The accused persons chose to engage in covert operations and
conspiratorial cover-ups. They contrived to create cover stories and
clever round trips concealing their unlawful conduct. They chose to
participate in the conspiracy to misuse CHC’s funds, which includes
siphoning off large amounts from the Building Fund for Sun Ho’s music
career and eventually for the round-tripping transactions to enable the
bond redemptions. They chose to defraud the auditors with falsified
accounts, suggesting a series of genuine transactions for the redemption
of bonds and advance rental. The evidence points overwhelmingly to a
finding that they had all acted dishonestly and in breach of the trust
reposed in them, and they played their respective roles in the
conspiracy with intent to cause wrongful loss to CHC and to defraud the
auditors. I am, therefore, satisfied beyond a reasonable doubt that the
six accused persons are guilty of all the charges that have been brought
against them. I note that all of them believed that they had acted in
what they considered to be the best interests of CHC.

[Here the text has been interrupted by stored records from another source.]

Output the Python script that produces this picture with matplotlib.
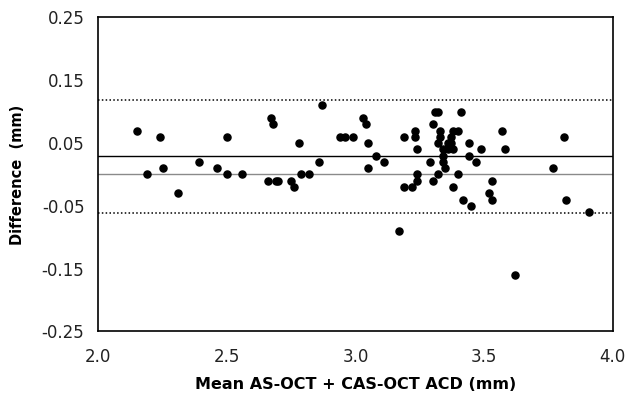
""" Bland-Altman plot: AS-OCT vs CAS-OCT anterior chamber depth """

import matplotlib.pyplot as plt

# mean of the two measurements (mm)
mean_acd = [
    2.15, 2.19, 2.24, 2.25, 2.31, 2.39, 2.46, 2.50, 2.50, 2.56,
    2.67, 2.68, 2.66, 2.69, 2.70, 2.75, 2.76, 2.78, 2.79, 2.82,
    2.86, 2.87, 2.94, 2.96, 2.99, 3.03, 3.04, 3.05, 3.05, 3.08,
    3.11, 3.17, 3.19, 3.19, 3.22, 3.23, 3.23, 3.24, 3.24, 3.24,
    3.29, 3.30, 3.30, 3.31, 3.32, 3.32, 3.32, 3.33, 3.33, 3.34,
    3.34, 3.34, 3.35, 3.36, 3.36, 3.37, 3.37, 3.38, 3.38, 3.38,
    3.40, 3.40, 3.41, 3.42, 3.44, 3.44, 3.45, 3.47, 3.49, 3.52,
    3.53, 3.53, 3.57, 3.58, 3.62, 3.77, 3.81, 3.82, 3.91,
]

# difference between the two measurements (mm)
diff_acd = [
    0.07, 0.00, 0.06, 0.01, -0.03, 0.02, 0.01, 0.06, 0.00, 0.00,
    0.09, 0.08, -0.01, -0.01, -0.01, -0.01, -0.02, 0.05, 0.00, 0.00,
    0.02, 0.11, 0.06, 0.06, 0.06, 0.09, 0.08, 0.05, 0.01, 0.03,
    0.02, -0.09, 0.06, -0.02, -0.02, 0.07, 0.06, -0.01, 0.04, 0.00,
    0.02, -0.01, 0.08, 0.10, 0.10, 0.05, 0.00, 0.07, 0.06, 0.03,
    0.04, 0.02, 0.01, 0.05, 0.04, 0.06, 0.05, 0.04, -0.02, 0.07,
    0.07, 0.00, 0.10, -0.04, 0.05, 0.03, -0.05, 0.02, 0.04, -0.03,
    -0.01, -0.04, 0.07, 0.04, -0.16, 0.01, 0.06, -0.04, -0.06,
]

mean_diff = 0.03
upper_loa = 0.119
lower_loa = -0.062

x_ticks = [2.0, 2.5, 3.0, 3.5, 4.0]
y_ticks = [-0.25, -0.15, -0.05, 0.05, 0.15, 0.25]

###############################################################################
# create the plot
###############################################################################
fig = plt.figure(figsize=(6.29, 3.95), dpi=100)
ax = fig.add_axes([0.1563, 0.1608, 0.8175, 0.7949])

ax.axhline(0, color='#8a8a8a', lw=1.0)
ax.axhline(mean_diff, color='black', lw=1.0)
ax.axhline(upper_loa, color='black', lw=1.1, ls=(0, (1, 1.5)))
ax.axhline(lower_loa, color='black', lw=1.1, ls=(0, (1, 1.5)))

ax.scatter(mean_acd, diff_acd, s=26, color='black', zorder=3)

ax.set_xlim(2.0, 4.0)
ax.set_ylim(-0.25, 0.25)
ax.set_xticks(x_ticks)
ax.set_xticklabels([f"{t:.1f}" for t in x_ticks])
ax.set_yticks(y_ticks)
ax.set_yticklabels([f"{t:.2f}" for t in y_ticks])
ax.tick_params(length=0, labelsize=12, colors='#222222')
ax.tick_params(axis='x', pad=12)
ax.tick_params(axis='y', pad=10)

for s in ax.spines.values():
    s.set_linewidth(1.2)

ax.set_xlabel("Mean AS-OCT + CAS-OCT ACD (mm)", fontsize=11.5,
              weight='bold', labelpad=8)
ax.set_ylabel("Difference  (mm)", fontsize=10.5, weight='bold', labelpad=12)

fig.savefig("out.png", dpi=100)
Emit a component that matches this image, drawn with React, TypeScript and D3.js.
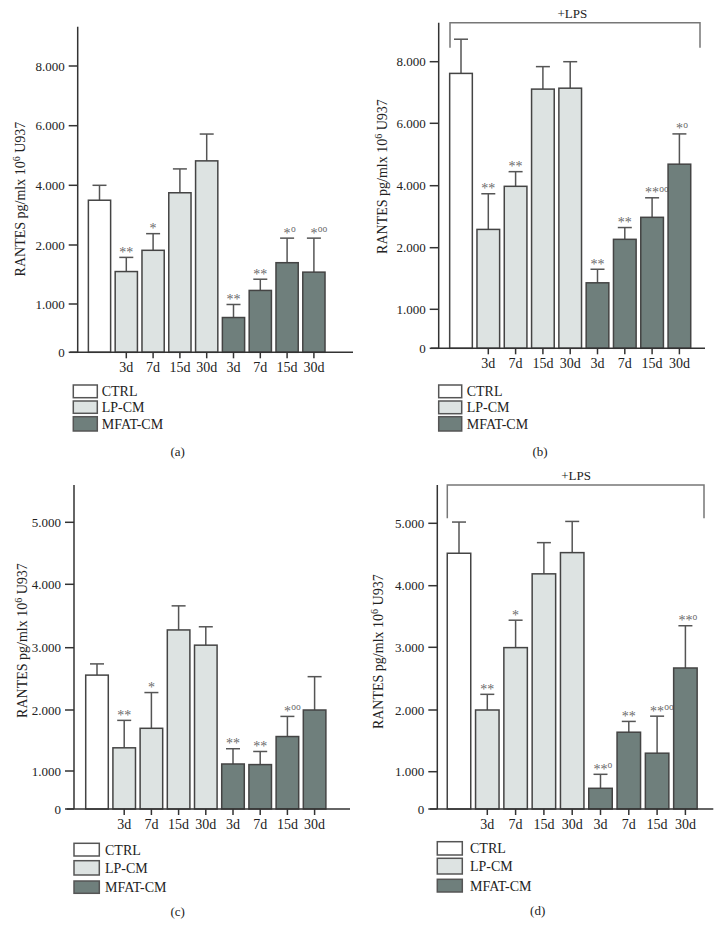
import React from "react";
import * as d3 from "d3";

// ---------- data ----------
const groups = ["CTRL", "LP-CM", "MFAT-CM"];
const days = ["3d", "7d", "15d", "30d"];
const barKeys = ["CTRL", "LP-3d", "LP-7d", "LP-15d", "LP-30d", "MF-3d", "MF-7d", "MF-15d", "MF-30d"];
const barGroup = [0, 1, 1, 1, 1, 2, 2, 2, 2];
const barLabels = ["", ...days, ...days];

const ticksAB = [0, 1000, 2000, 4000, 6000, 8000];
const ticksCD = [0, 1000, 2000, 3000, 4000, 5000];

// panel (a)
const meanA = [3500, 1550, 1910, 3750, 4820, 720, 1230, 1700, 1540];
const errA = [500, 240, 470, 800, 900, 270, 190, 530, 690];
const starsA = ["", "**", "*", "", "", "**", "**", "*", "*"];
const circlesA = ["", "", "", "", "", "", "", "o", "oo"];

// panel (b) +LPS
const meanB = [7620, 2590, 3980, 7110, 7140, 1430, 2270, 2980, 4690];
const errB = [1110, 1150, 470, 730, 860, 220, 380, 630, 970];
const starsB = ["", "**", "**", "", "", "**", "**", "**", "*"];
const circlesB = ["", "", "", "", "", "", "", "oo", "o"];

// panel (c)
const meanC = [2560, 1380, 1700, 3280, 3040, 1115, 1105, 1565, 2000];
const errC = [180, 450, 580, 380, 290, 250, 215, 330, 535];
const starsC = ["", "**", "*", "", "", "**", "**", "*", ""];
const circlesC = ["", "", "", "", "", "", "", "oo", ""];

// panel (d) +LPS
const meanD = [4520, 2000, 2995, 4190, 4530, 555, 1640, 1300, 2670];
const errD = [500, 250, 445, 500, 500, 375, 175, 600, 680];
const starsD = ["", "**", "*", "", "", "**", "**", "**", "**"];
const circlesD = ["", "", "", "", "", "o", "", "oo", "o"];

const captions = ["(a)", "(b)", "(c)", "(d)"];
const bracketLabel = "+LPS";

// ---------- style / layout ----------
const FILLS = ["#ffffff", "#dde3e2", "#6f7f7c"];
const FONT = "'Liberation Serif', 'Times New Roman', serif";
const fmt = d3.formatLocale({ decimal: ",", thousands: ".", grouping: [3], currency: ["", ""] }).format(",");

type Layout = {
  yPix: number[];
  axisX: number;
  axisTop: number;
  xStart: number;
  xEnd: number;
  c0: number;
  step: number;
  legendX: number;
  legendW: number;
  legendY: number[];
  legendH: number[];
  labelX: number;
  caption: [number, number];
  titleX: number;
  titleY: number;
  bracket?: { x1: number; x2: number; y: number; y2: number; tx: number; ty: number };
};

const layouts: Layout[] = [
  {
    yPix: [352.3, 304, 245, 185.3, 125.7, 66],
    axisX: 77.7, axisTop: 26.7, xStart: 70, xEnd: 353, c0: 99.5, step: 26.8,
    legendX: 73.3, legendW: 24, legendY: [385, 401, 416.7], legendH: [12.7, 12.3, 14.3], labelX: 101.7,
    caption: [177.7, 456], titleX: 20, titleY: 199,
  },
  {
    yPix: [348.3, 309.3, 247.7, 185.7, 123.3, 61.7],
    axisX: 438.7, axisTop: 22.7, xStart: 431, xEnd: 705, c0: 461, step: 27.3,
    legendX: 438.7, legendW: 23, legendY: [385, 401, 416.7], legendH: [12.7, 12.7, 14.3], labelX: 466.7,
    caption: [540, 456], titleX: 381.7, titleY: 176.5,
    bracket: { x1: 450, x2: 700, y: 22.7, y2: 47.7, tx: 572.3, ty: 18 },
  },
  {
    yPix: [809, 771, 710, 647.7, 584.3, 522.3],
    axisX: 74, axisTop: 485, xStart: 66.7, xEnd: 350, c0: 97, step: 27.2,
    legendX: 74, legendW: 25.3, legendY: [843.3, 860.7, 881], legendH: [12.7, 14.3, 12.3], labelX: 105,
    caption: [177.7, 916], titleX: 21.7, titleY: 640.5,
  },
  {
    yPix: [809, 771.7, 710, 647.3, 585.7, 523.3],
    axisX: 437.3, axisTop: 485, xStart: 430, xEnd: 713.3, c0: 459, step: 28.3,
    legendX: 437.3, legendW: 25, legendY: [841.7, 858.3, 879.3], legendH: [13.3, 15.7, 12.7], labelX: 470,
    caption: [537.7, 915], titleX: 378.3, titleY: 651.7,
    bracket: { x1: 447.3, x2: 704, y: 485, y2: 518.3, tx: 576, ty: 480 },
  },
];

const panels = [
  { ticks: ticksAB, mean: meanA, err: errA, stars: starsA, circles: circlesA },
  { ticks: ticksAB, mean: meanB, err: errB, stars: starsB, circles: circlesB },
  { ticks: ticksCD, mean: meanC, err: errC, stars: starsC, circles: circlesC },
  { ticks: ticksCD, mean: meanD, err: errD, stars: starsD, circles: circlesD },
];

function Panel({ idx }: { idx: number }) {
  const L = layouts[idx];
  const P = panels[idx];
  const y = d3.scaleLinear().domain(P.ticks).range(L.yPix);
  const x = d3
    .scaleBand<string>()
    .domain(barKeys)
    .range([L.c0 - L.step / 2, L.c0 - L.step / 2 + L.step * barKeys.length])
    .paddingInner(0.17)
    .paddingOuter(0.085);
  const bw = x.bandwidth();
  const zeroY = y(0);
  return (
    <g>
      {/* bars */}
      {barKeys.map((k, i) => {
        const x0 = x(k)!;
        const top = y(P.mean[i]);
        const cx = x0 + bw / 2;
        const et = y(P.mean[i] + P.err[i]);
        const starW = P.stars[i].length * 6.6;
        return (
          <g key={k}>
            <line x1={cx} x2={cx} y1={top} y2={et} stroke="#555" strokeWidth={1.5} />
            <line x1={cx - 7} x2={cx + 7} y1={et} y2={et} stroke="#555" strokeWidth={1.5} />
            <rect x={x0} y={top} width={bw} height={zeroY - top} fill={FILLS[barGroup[i]]} stroke="#444" strokeWidth={1.5} />
            {P.stars[i] && (
              <text x={cx} y={et - 0.5} textAnchor="middle" fontSize={14} fill="#6a6a6a" fontFamily={FONT}>
                {P.stars[i]}
              </text>
            )}
            {P.circles[i] && (
              <text x={cx + starW / 2 + 0.5} y={et - 6} textAnchor="start" fontSize={9.5} fill="#6a6a6a" fontFamily={FONT}>
                {P.circles[i]}
              </text>
            )}
          </g>
        );
      })}
      {/* y axis */}
      <line x1={L.axisX} x2={L.axisX} y1={L.axisTop} y2={zeroY} stroke="#333" strokeWidth={1.5} />
      {P.ticks.map((t) => (
        <g key={t}>
          <line x1={L.axisX - 9} x2={L.axisX} y1={y(t)} y2={y(t)} stroke="#333" strokeWidth={1.5} />
          <text x={L.axisX - 13} y={y(t)} dy="0.35em" textAnchor="end" fontSize={13} fill="#222" fontFamily={FONT}>
            {fmt(t)}
          </text>
        </g>
      ))}
      {/* x axis */}
      <line x1={L.xStart} x2={L.xEnd} y1={zeroY} y2={zeroY} stroke="#333" strokeWidth={1.5} />
      {barKeys.map((k, i) =>
        i === 0 ? null : (
          <g key={"xt" + k}>
            <line x1={x(k)! + bw / 2} x2={x(k)! + bw / 2} y1={zeroY} y2={zeroY + 6} stroke="#333" strokeWidth={1.5} />
            <text x={x(k)! + bw / 2} y={zeroY + 20} textAnchor="middle" fontSize={14} fill="#222" fontFamily={FONT}>
              {barLabels[i]}
            </text>
          </g>
        )
      )}
      {/* y title */}
      <text
        transform={`translate(${L.titleX},${L.titleY}) rotate(-90)`}
        dy="0.35em"
        textAnchor="middle"
        fontSize={14}
        fill="#222"
        fontFamily={FONT}
      >
        RANTES pg/mlx 10
        <tspan dy={-5} fontSize={10}>6</tspan>
        <tspan dy={5}> U937</tspan>
      </text>
      {/* bracket */}
      {L.bracket && (
        <g>
          <path
            d={`M${L.bracket.x1},${L.bracket.y2}V${L.bracket.y}H${L.bracket.x2}V${L.bracket.y2}`}
            fill="none"
            stroke="#777"
            strokeWidth={1.5}
          />
          <text x={L.bracket.tx} y={L.bracket.ty} textAnchor="middle" fontSize={13} fill="#222" fontFamily={FONT}>
            {bracketLabel}
          </text>
        </g>
      )}
      {/* legend */}
      {groups.map((g, gi) => (
        <g key={g}>
          <rect
            x={L.legendX}
            y={L.legendY[gi]}
            width={L.legendW}
            height={L.legendH[gi]}
            fill={FILLS[gi]}
            stroke="#555"
            strokeWidth={1.5}
          />
          <text
            x={L.labelX}
            y={L.legendY[gi] + L.legendH[gi] / 2}
            dy="0.36em"
            fontSize={14}
            fill="#222"
            fontFamily={FONT}
          >
            {g}
          </text>
        </g>
      ))}
      {/* caption */}
      <text x={L.caption[0]} y={L.caption[1]} textAnchor="middle" fontSize={13} fill="#222" fontFamily={FONT}>
        {captions[idx]}
      </text>
    </g>
  );
}

export default function App() {
  return (
    <svg
      width={723}
      height={937}
      viewBox="0 0 723 937"
      style={{ position: "absolute", left: 0, top: 0, background: "#fff" }}
    >
      <rect width={723} height={937} fill="#fff" />
      {[0, 1, 2, 3].map((i) => (
        <Panel key={i} idx={i} />
      ))}
    </svg>
  );
}
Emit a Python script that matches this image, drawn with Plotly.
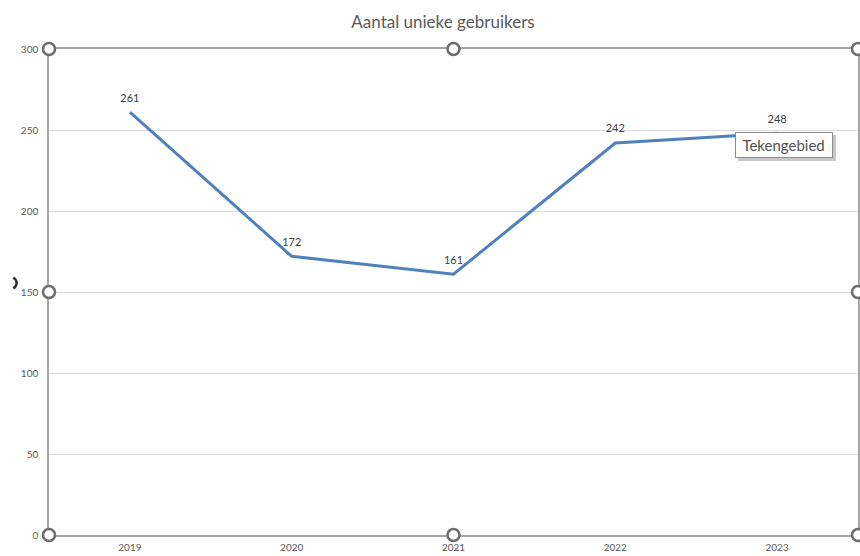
import plotly.graph_objects as go

YEARS = ["2019", "2020", "2021", "2022", "2023"]
USERS = [261, 172, 161, 242, 248]
Y_TICKS = [0, 50, 100, 150, 200, 250, 300]

LINE_COLOR = "#4F81BD"
TEXT_COLOR = "#595959"
GRID_COLOR = "#D9D9D9"
AXIS_COLOR = "#A6A6A6"
HANDLE_COLOR = "#6E6E6E"
FONT = "Lato, 'Open Sans', sans-serif"

W, H = 860, 556
ML, MT, MB = 49, 49, 21
PW, PH = W - ML, H - MT - MB

fig = go.Figure()
fig.add_trace(go.Scatter(
    x=YEARS,
    y=USERS,
    mode="lines+markers+text",
    line=dict(color=LINE_COLOR, width=3),
    marker=dict(size=11, color="rgba(0,0,0,0)"),
    text=[str(v) for v in USERS],
    textposition="top center",
    textfont=dict(size=11, color="#404040", family=FONT),
    cliponaxis=False,
    showlegend=False,
    hoverinfo="skip",
))

# selection handles of the plot area (Excel look)
handles = [(0, 1), (0.5, 1), (1, 1), (0, 0.5), (1, 0.5), (0, 0), (0.5, 0), (1, 0)]
shapes = []
for hx, hy in handles:
    shapes.append(dict(
        type="circle", xref="paper", yref="paper",
        xsizemode="pixel", ysizemode="pixel",
        xanchor=hx, yanchor=hy,
        x0=-6, x1=6, y0=-6, y1=6,
        line=dict(color=HANDLE_COLOR, width=2.5),
        fillcolor="white", layer="above",
    ))
# chart-area handle, only its right arc shows at the left edge
shapes.append(dict(
    type="path", xref="paper", yref="paper",
    xsizemode="pixel", ysizemode="pixel",
    xanchor=(10 - ML) / PW, yanchor=(H - MB - 283) / PH,
    path="M 3.25,-5.6 C 7.6,-2.5 7.6,2.5 3.25,5.6",
    line=dict(color="#303030", width=2.5),
    layer="above",
))

tip_x = (785.5 - ML) / PW
tip_y = (H - MB - 145) / PH

fig.update_layout(
    width=W, height=H,
    paper_bgcolor="white",
    plot_bgcolor="white",
    font=dict(family=FONT, size=11, color=TEXT_COLOR),
    margin=dict(l=ML, r=0, t=MT, b=MB),
    title=dict(text="Aantal unieke gebruikers", x=443 / W, xanchor="center",
               y=1 - 22 / H, yanchor="middle",
               font=dict(size=17, color=TEXT_COLOR, family=FONT)),
    shapes=shapes,
    annotations=[
        dict(
            text="\u00a0Tekengebied\u00a0", xref="paper", yref="paper",
            x=tip_x, y=tip_y, xanchor="center", yanchor="middle",
            xshift=3, yshift=-3,
            showarrow=False, bgcolor="#C8C8C8", bordercolor="#C8C8C8",
            borderwidth=1, borderpad=3,
            font=dict(size=15, color="#C8C8C8", family=FONT),
        ),
        dict(
            text="\u00a0Tekengebied\u00a0", xref="paper", yref="paper",
            x=tip_x, y=tip_y, xanchor="center", yanchor="middle",
            showarrow=False, bgcolor="white", bordercolor="#8C8C8C",
            borderwidth=1, borderpad=3,
            font=dict(size=15, color="#505050", family=FONT),
        ),
    ],
)
fig.update_xaxes(
    type="category", range=[-0.5, 4.5],
    showgrid=False, showline=True, linecolor=AXIS_COLOR, linewidth=1.5,
    mirror=True, ticks="", tickfont=dict(size=10, color=TEXT_COLOR),
    ticklabelstandoff=2,
)
fig.update_yaxes(
    range=[0, 300], tickvals=Y_TICKS,
    showgrid=True, gridcolor=GRID_COLOR, gridwidth=1,
    showline=True, linecolor=AXIS_COLOR, linewidth=1.5, mirror=True,
    zeroline=False, ticks="", ticklabelstandoff=7,
    tickfont=dict(size=10, color=TEXT_COLOR),
)

# drop the default page margin so the figure fills the window
fig.write_html("out.html",
               config=dict(displayModeBar=False),
               post_script="document.body.style.margin='0';document.body.style.overflow='hidden';")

There is no evidence of any wrongful gain. That was never the
prosecution’s case in any event, as the charges were premised on
wrongful loss caused to CHC through the misappropriation of CHC’s funds.
I consider that John Lam, Eng Han, Serina and Sharon were all acting in
accordance with the instructions of people they considered to be their
spiritual leaders, deserving of their trust and deference, and Ye Peng,
although a leader in his own right, similarly trusted completely the
leadership of Kong Hee. But no matter how pure the motive, or how
ingrained the trust in one’s leaders, regardless of the context in which
that trust operates, these do not exonerate an accused person from
criminal liability of all the elements of an offence are made out.
Sentencing will take place at a later date, with the court due to
hear submissions from defence and prosecution lawyers from Nov 6 to 20.